We complimented one another’s techniques, and we painted and played and laughed and didn’t think or talk about anything else but the activity at hand. We were gentle with one another, teasing each other about our valiant efforts and terrible results.

It felt really freeing, and I felt really close to my wife while doing it. And I was so glad we finally tried it. And I wondered if I was afraid we wouldn’t feel that way and that was why I had put off opening that box for so long.

Meanwhile, I clearly had no need to worry. We’re as good at goofing off together, despite whatever might be going on in our little world or in the bigger one, as we are at working together.

Then we started in on the cake pops part of the date. It was an unmitigated disaster. The instructions given could never have resulted in any semblance of cake pops. That is to say, cake crumbs alone do not a cake pop make.

There was nowhere near enough chocolate or sprinkles, and the batter tasted, well, kind of gross. But I had extra chocolate and sprinkles in the pantry. And I knew to add a little frosting — which I had in the fridge — to the cake crumbles. And our house has more sprinkles in it than any house should.

We slow danced when our favorite songs came on.
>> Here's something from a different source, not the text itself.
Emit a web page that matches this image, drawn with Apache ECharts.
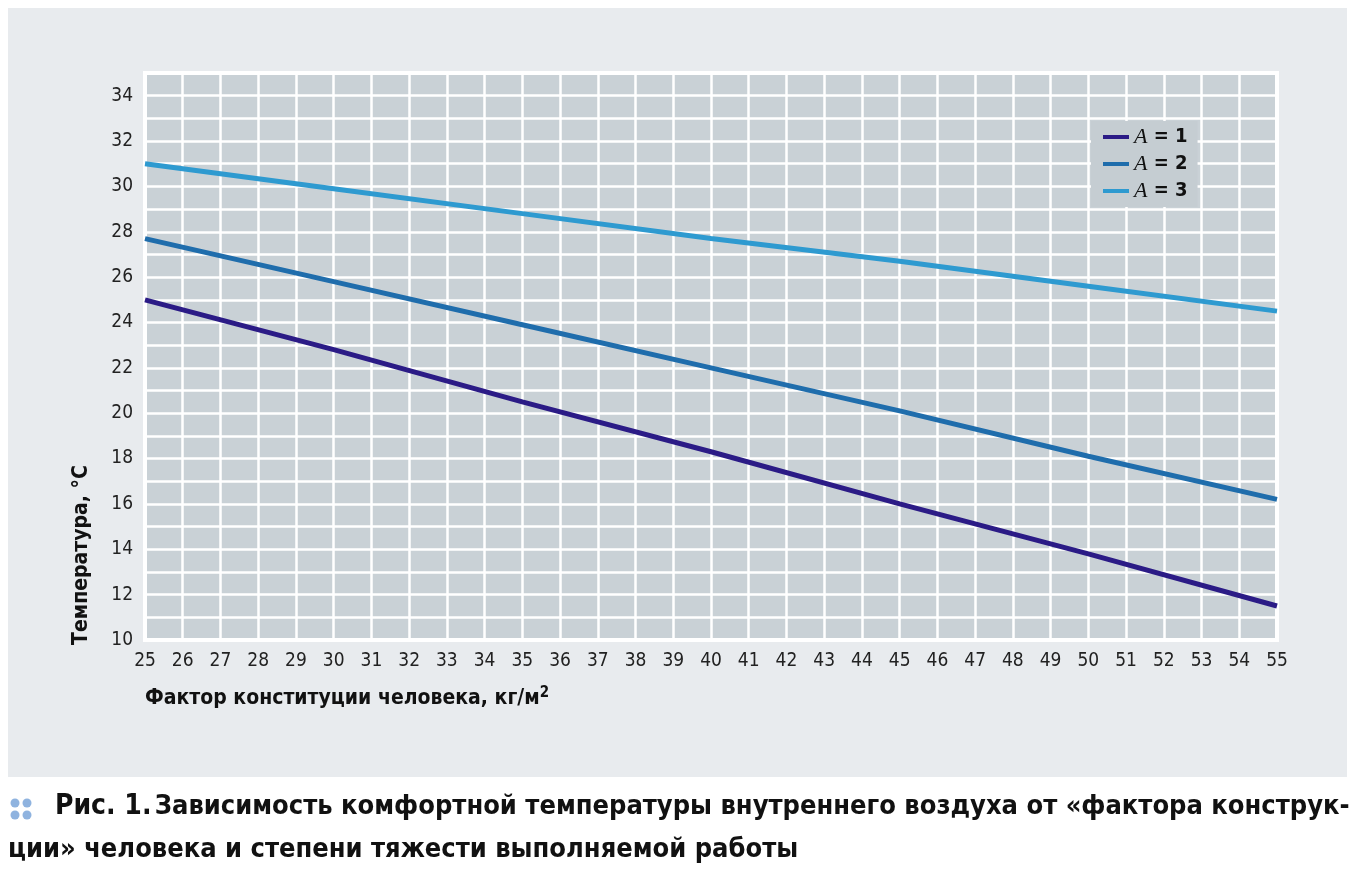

We laughed and smiled and had the best time that night. We tucked our “paintings” away in the craft closet, and we gave the cake pops to a neighbor who said he thought they were great. Who knows — maybe there is something to that “made with love” theory.

So, would I recommend Happily or something similar? Absolutely. Did I think the price was “worth” it? Well, if you mean was what actually comes in the box worth the price, the answer is no. But if you mean was what we got from it worth the price, the answer is a thousand times over.

Couples need to jump out of the current they’re in. It’s great to roll along. But it’s equally important to stop and see the sights. The thing is, every time we do, I’m reminded that she’s the only one in the world I want to do that sightseeing with. And you cannot put a price on that.